Black man dragged to death in Texas

Published Oct 30, 2008 11:23 PM

Brandon McClelland’s dismembered body was found Sept. 16 in the middle of a Paris, Texas, road. Three days later, according to the young Black man’s mother, bits of his skull could still be found on the road where he died.

The 24-year-old man was killed by two white men, Shannon Keith Finley and Charles Ryan Crostley, who are alleged to have been friends of his. The white men ran Mr. McClelland down with their truck and dragged his body more than 40 feet.

According to the story of the two white men, they had an argument with McClelland after having driven across Texas/Oklahoma state lines to get beer. When Mr. McClelland got out of the car to walk home, the two white men ran him down with their truck, trapping and dragging his body in the undercarriage.

The murder is similar to the lynching of James Byrd Jr., who was tied to a truck by his ankles and dragged for miles by three white supremacists. That incident occurred in Jasper, Texas, on Sept. 16, 1998—10 years, to the day, of McClelland’s death. Jasper is about 200 miles south of Paris.

The lynching of Byrd sparked an international outcry and many protests. It thrust the New Black Panther Party into the spotlight, when the group announced a march through Jasper to defend the Black community there against a threatened march by white supremacists.

Paris authorities have asserted that the killing had nothing to do with race. Stacy McNeal, the Texas Ranger in charge of the investigation, said, “I don’t see how it was racial, being as how they were good friends.”

However, McClelland’s family, Black residents of the town and activists with the New Black Panther Party, the Nation of Islam, the NAACP and the Millions More Movement believe differently.

The killing occurred around 4 a.m. on Sept. 16, and initially it was declared a hit and run. According to a Free Speech Radio report, authorities told the McClelland family that a gravel truck had killed Brandon. Crostley and Finley had tried to cover up the incident by washing the blood off their truck and hiding it from sight.

It appears to many that not only were Crostley and Finley trying to cover up their malicious act, but that local and state authorities want to hide the reality of life for the small Texas city’s Black inhabitants.

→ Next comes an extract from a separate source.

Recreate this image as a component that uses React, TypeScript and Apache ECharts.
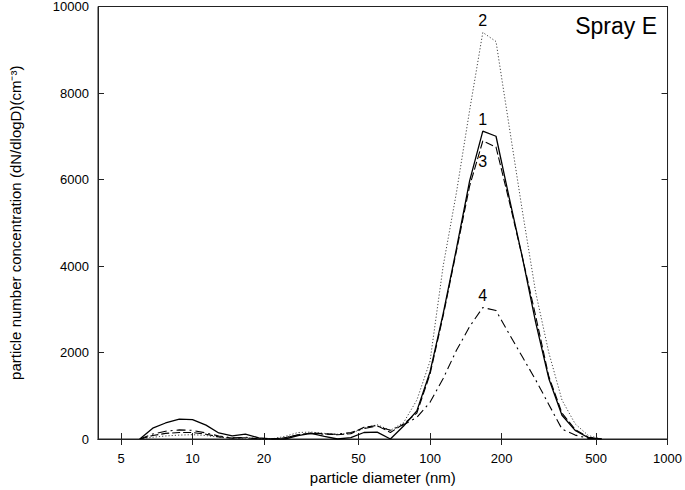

It wouldn’t take a lengthy search to uncover the racism that exists in Paris. In 2006, a 14-year-old young Black woman named Shaquanda Cotton was handed down a juvenile court sentence that could have led to her spending seven years in detention for pushing a hall monitor. Many juxtaposed Cotton’s sentence to that of a young white woman, whom the same judge sentenced to probation for burning down her family home.

McClelland’s family and activists will continue to fight for justice and that the men responsible for his death be charged with a hate crime.

Jacqueline McClelland, Brandon’s mother, was questioned by the district attorney’s office as to why she spoke with Jesse Muhammad, a writer for the Final Call, who broke the story. Ms. McClelland told Muhammad: “I have lost my son. What do I have to lose now? I am going to keep on pushing. I want justice.”